Jakarta by Rodrigo Márquez Tizano

Translator: Thomas Bunstead

The cover to Jakarta by Rodrigo Márquez TizanoMinneapolis. Coffee House Press. 2019. 160 pages. 

Jakarta (Yakarta in the original Spanish) is a taut novel set in an unnamed city beset by plague and social unrest, where Mesoamerican traditions (ball sports, mind-set, the sacred function of stone) provide seemingly the only fragile lifelines to meaning. Mosaic in form and function, the novel’s structure suggests the ability to both unify and disaggregate itself. With its lyrical prose, the structure manipulates random and interjecting chunks of color and memory that form the building blocks of a life we hardly want to get to know.   

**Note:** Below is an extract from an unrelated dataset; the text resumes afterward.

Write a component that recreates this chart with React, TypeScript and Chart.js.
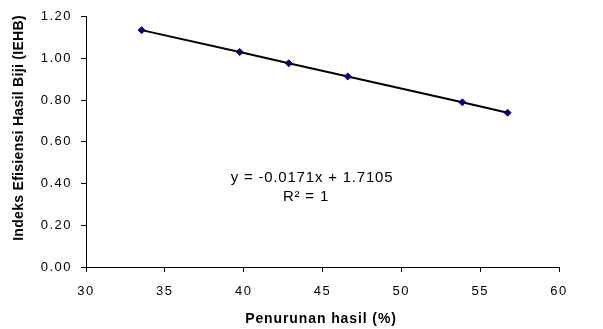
import React, { useEffect, useRef } from "react";
import { Chart, registerables } from "chart.js";

Chart.register(...registerables);

const xValues = [33.53, 39.75, 42.86, 46.6, 53.87, 56.74];
const yValues = [1.136, 1.031, 0.977, 0.914, 0.79, 0.74];
const xTicks = [30, 35, 40, 45, 50, 55, 60];
const yTicks = [0, 0.2, 0.4, 0.6, 0.8, 1.0, 1.2];
const xTitle = "Penurunan hasil (%)";
const yTitle = "Indeks Efisiensi Hasil Biji (IEHB)";
const equationText = "y = -0.0171x + 1.7105";
const r2Text = "R² = 1";

const FONT = "'Liberation Sans', Arial, sans-serif";

const spacingPlugin = {
  id: "spacing",
  beforeDraw(chart: any) {
    chart.ctx.letterSpacing = "1.5px";
  },
};

const textPlugin = {
  id: "texts",
  afterDraw(chart: any) {
    const ctx = chart.ctx;
    const xs = chart.scales.x;
    ctx.save();
    ctx.fillStyle = "#000";
    ctx.textAlign = "center";
    ctx.textBaseline = "middle";
    ctx.font = `bold 14px ${FONT}`;
    ctx.letterSpacing = "0.9px";
    ctx.fillText(xTitle, 321, 319);
    ctx.save();
    ctx.translate(19, 128);
    ctx.rotate(-Math.PI / 2);
    ctx.letterSpacing = "0.3px";
    ctx.fillText(yTitle, 0, 0);
    ctx.restore();
    ctx.font = `15px ${FONT}`;
    ctx.letterSpacing = "0.8px";
    ctx.fillText(equationText, 312, 178);
    ctx.fillText(r2Text, 306, 197);
    ctx.restore();
  },
};

export default function App() {
  const ref = useRef<HTMLCanvasElement>(null);
  useEffect(() => {
    if (!ref.current) return;
    const pts = xValues.map((x, i) => ({ x, y: yValues[i] }));
    const chart = new Chart(ref.current, {
      type: "scatter",
      data: {
        datasets: [
          {
            type: "line",
            data: pts,
            borderColor: "#000",
            borderWidth: 2,
            pointRadius: 0,
            fill: false,
            order: 2,
          } as any,
          {
            data: pts,
            backgroundColor: "#000080",
            borderColor: "#000080",
            pointStyle: "rectRot",
            pointRadius: 3.5,
            order: 1,
          },
        ],
      },
      options: {
        responsive: false,
        animation: false,
        layout: { padding: { top: 16, right: 44, left: 0, bottom: 0 } },
        plugins: { legend: { display: false }, tooltip: { enabled: false } },
        scales: {
          x: {
            type: "linear",
            min: 30,
            max: 60,
            afterBuildTicks: (s: any) => {
              s.ticks = xTicks.map((v) => ({ value: v }));
            },
            afterFit: (s: any) => {
              s.height = 62;
            },
            ticks: {
              color: "#000",
              font: { family: FONT, size: 13 },
              padding: 12,
              maxRotation: 0,
            },
            grid: {
              display: true,
              drawOnChartArea: false,
              tickLength: 5,
              color: "#000",
            },
            border: { display: true, color: "#000", width: 1 },
          },
          y: {
            type: "linear",
            min: 0,
            max: 1.2,
            afterBuildTicks: (s: any) => {
              s.ticks = yTicks.map((v) => ({ value: v }));
            },
            afterFit: (s: any) => {
              s.width = 86;
            },
            ticks: {
              color: "#000",
              font: { family: FONT, size: 13 },
              padding: 9,
              callback: (v: any) => Number(v).toFixed(2),
            },
            grid: {
              display: true,
              drawOnChartArea: false,
              tickLength: 5,
              color: "#000",
            },
            border: { display: true, color: "#000", width: 1 },
          },
        },
      },
      plugins: [spacingPlugin, textPlugin],
    });
    return () => chart.destroy();
  }, []);
  return (
    <div style={{ position: "fixed", left: 0, top: 0, width: 603, height: 329, background: "#fff" }}>
      <canvas ref={ref} width={603} height={329} style={{ display: "block" }} />
    </div>
  );
}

Locked in a small room with his friend Clara, the protagonist (who may or may not be the Morgan he sees in his hallucinations) reflects on the actions of the various Orwellian ministries, principally the Department of Chaos and Gaming, and that of Well-Being, which warn people of unsafe conditions. Jakarta takes place sometime in the future in a nameless city that continues to be ravaged by periodic assaults of plague and a cultural obsession with an increasingly fast and dangerous ball-sport. 

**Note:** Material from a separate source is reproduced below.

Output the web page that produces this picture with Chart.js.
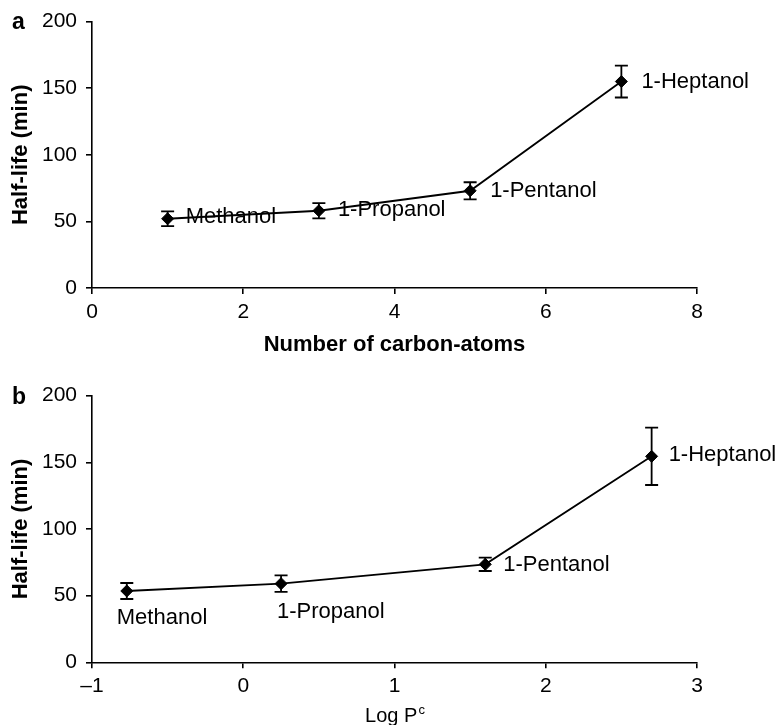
<!DOCTYPE html>
<html>
<head>
<meta charset="utf-8">
<script src="https://cdn.jsdelivr.net/npm/chart.js@4.4.1/dist/chart.umd.min.js"></script>
<style>
  body { margin: 0; background: #fff; }
  .wrap { position: absolute; left: 0; width: 776px; }
  #wrapA { top: 0; height: 362px; }
  #wrapB { top: 362px; height: 363px; }
</style>
</head>
<body>
<div class="wrap" id="wrapA"><canvas id="chartA"></canvas></div>
<div class="wrap" id="wrapB"><canvas id="chartB"></canvas></div>
<script>
'use strict';

// data
const names = ['Methanol', '1-Propanol', '1-Pentanol', '1-Heptanol'];
const carbonAtoms = [1, 3, 5, 7];
const halfLifeA = [52, 58, 73, 155];
const errorA = [5.5, 5.7, 6.4, 12];
const logP = [-0.77, 0.25, 1.6, 2.7];
const halfLifeB = [53.5, 59, 73.5, 154.5];
const errorB = [6, 6.2, 5, 21.5];
const yTicks = [0, 50, 100, 150, 200];
const xTicksA = [0, 2, 4, 6, 8];
const xTicksB = [-1, 0, 1, 2, 3];

// where each name sits relative to its point (px)
const labelOffsetA = [[18, -2], [19, -1], [20, 0], [20, 0]];
const labelOffsetB = [[-10, 27], [-4, 28], [18, 1], [17, -1]];

const FONT = '"Liberation Sans", Arial, Helvetica, sans-serif';

Chart.defaults.font.family = FONT;
Chart.defaults.color = '#000';

const errorBars = {
  id: 'errorBars',
  beforeDatasetsDraw(chart, args, opts) {
    const ctx = chart.ctx;
    const x = chart.scales.x, y = chart.scales.y;
    ctx.save();
    ctx.strokeStyle = '#000';
    ctx.lineWidth = 1.8;
    for (let i = 0; i < opts.xs.length; i++) {
      const px = x.getPixelForValue(opts.xs[i]);
      const top = y.getPixelForValue(opts.ys[i] + opts.err[i]);
      const bot = y.getPixelForValue(opts.ys[i] - opts.err[i]);
      ctx.beginPath();
      ctx.moveTo(px, top); ctx.lineTo(px, bot);
      ctx.moveTo(px - 6.5, top); ctx.lineTo(px + 6.5, top);
      ctx.moveTo(px - 6.5, bot); ctx.lineTo(px + 6.5, bot);
      ctx.stroke();
    }
    ctx.restore();
  }
};

const pointNames = {
  id: 'pointNames',
  afterDatasetsDraw(chart, args, opts) {
    const ctx = chart.ctx;
    const x = chart.scales.x, y = chart.scales.y;
    ctx.save();
    ctx.fillStyle = '#000';
    ctx.font = '22px ' + FONT;
    ctx.textAlign = 'left';
    ctx.textBaseline = 'middle';
    for (let i = 0; i < names.length; i++) {
      const px = x.getPixelForValue(opts.xs[i]) + opts.offsets[i][0];
      const py = y.getPixelForValue(opts.ys[i]) + opts.offsets[i][1];
      ctx.fillText(names[i], px, py);
    }
    ctx.restore();
  }
};

const panelLetter = {
  id: 'panelLetter',
  afterDraw(chart, args, opts) {
    const ctx = chart.ctx;
    ctx.save();
    ctx.fillStyle = '#000';
    ctx.font = 'bold 23px ' + FONT;
    ctx.textBaseline = 'alphabetic';
    ctx.fillText(opts.text, 12, opts.y);
    if (opts.xTitle) {
      // x title with superscript
      const cx = (chart.chartArea.left + chart.chartArea.right) / 2;
      ctx.font = '20px ' + FONT;
      const w1 = ctx.measureText('Log P').width;
      ctx.font = '13px ' + FONT;
      const w2 = ctx.measureText('c').width;
      const start = cx - (w1 + w2) / 2;
      ctx.font = '20px ' + FONT;
      ctx.fillText('Log P', start, opts.xTitleY);
      ctx.font = '13px ' + FONT;
      ctx.fillText('c', start + w1 + 1, opts.xTitleY - 8);
    }
    ctx.restore();
  }
};

function makeChart(id, xs, ys, errs, xTicks, cfg) {
  return new Chart(document.getElementById(id), {
    type: 'scatter',
    data: {
      datasets: [{
        data: xs.map((v, i) => ({ x: v, y: ys[i] })),
        showLine: true,
        borderColor: '#000',
        borderWidth: 1.8,
        backgroundColor: '#000',
        pointStyle: 'rectRot',
        pointRadius: 6,
        pointBorderWidth: 1,
        tension: 0
      }]
    },
    options: {
      responsive: true,
      maintainAspectRatio: false,
      animation: false,
      layout: { padding: { left: 0, right: 79, top: cfg.padTop, bottom: 0 } },
      plugins: {
        legend: { display: false },
        tooltip: { enabled: false },
        errorBars: { xs: xs, ys: ys, err: errs },
        pointNames: { xs: xs, ys: ys, offsets: cfg.offsets },
        panelLetter: { text: cfg.letter, y: cfg.letterY, xTitle: cfg.logTitle, xTitleY: cfg.xTitleY }
      },
      scales: {
        x: {
          type: 'linear',
          min: xTicks[0],
          max: xTicks[xTicks.length - 1],
          afterFit: s => { s.height = cfg.xHeight; },
          afterBuildTicks: s => { s.ticks = xTicks.map(v => ({ value: v })); },
          grid: { drawOnChartArea: false, drawTicks: true, tickLength: 6, color: '#000', lineWidth: 1.6 },
          border: { display: true, color: '#000', width: 1.6 },
          ticks: {
            padding: cfg.xTickPad,
            font: { size: 21 },
            color: '#000',
            callback: v => v < 0 ? '\u2013' + Math.abs(v) : String(v)
          },
          title: {
            display: !cfg.logTitle,
            text: 'Number of carbon-atoms',
            font: { size: 22, weight: 'bold', lineHeight: 1.2 },
            color: '#000',
            padding: { top: 0, bottom: 4 }
          }
        },
        y: {
          min: 0,
          max: 200,
          afterFit: s => { s.width = 92; },
          afterBuildTicks: s => { s.ticks = yTicks.map(v => ({ value: v })); },
          grid: { drawOnChartArea: false, drawTicks: true, tickLength: 6, color: '#000', lineWidth: 1.6 },
          border: { display: true, color: '#000', width: 1.6 },
          ticks: { padding: 9, font: { size: 21 }, color: '#000' },
          title: {
            display: true,
            text: 'Half-life (min)',
            font: { size: 22, weight: 'bold', lineHeight: 1.2 },
            color: '#000',
            padding: { top: 8, bottom: 0 }
          }
        }
      }
    },
    plugins: [errorBars, pointNames, panelLetter]
  });
}

makeChart('chartA', carbonAtoms, halfLifeA, errorA, xTicksA, {
  padTop: 21, xHeight: 74, xTickPad: 6, offsets: labelOffsetA,
  letter: 'a', letterY: 29, logTitle: false
});

makeChart('chartB', logP, halfLifeB, errorB, xTicksB, {
  padTop: 33.7, xHeight: 62.7, xTickPad: 5, offsets: labelOffsetB,
  letter: 'b', letterY: 42, logTitle: true, xTitleY: 360
});
</script>
</body>
</html>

The “Bug” (bicho) has made another appearance, presaging another visitation of plague. In theory, he is in a safe place with Clara, a “stone-seeker” who has somehow come upon a monolithic stone that grows to the size of a six-year-old child. But the stone triggers memories and disturbing intrusive thoughts, as it “fulfills two functions, as proof of the overall deterioration, the damage and decline, but also as holder of all our energies.” While in the room with the stone and Clara, the narrator reads excerpts from Morgan’s diaries and reflects on the consequences faced by three populations in the unnamed coastal city that refuse to blend. 

Eventually, the protagonist leaves the room and embarks on a journey to a glacier, and he investigates a persistent “heap or bulk” that seems to always appear in his path. In the end, he recognizes the “heap or bulk” as himself. However, instead of the somewhat expected nihilistic outcome, the heap or bulk is more indeterminate, and the novel has an ending that is also a point of departure in the reconstruction of self and reality. Like many novels set in a locked room or cell, the protagonist’s mental state appears to explore madness, but in the end, one realizes the quest is for the truth of all things. 

The original prose of Yakarta has a tumbling-over-itself feeling, with words both invented and rearranged, giving it a vertiginous feeling. In such cases, translation is difficult. Thomas Bunstead followed a “fluent” translation philosophy rather than a denotative or literal one, which may have disconcerted the author but which gives the English version an emotional experience authentic to the original.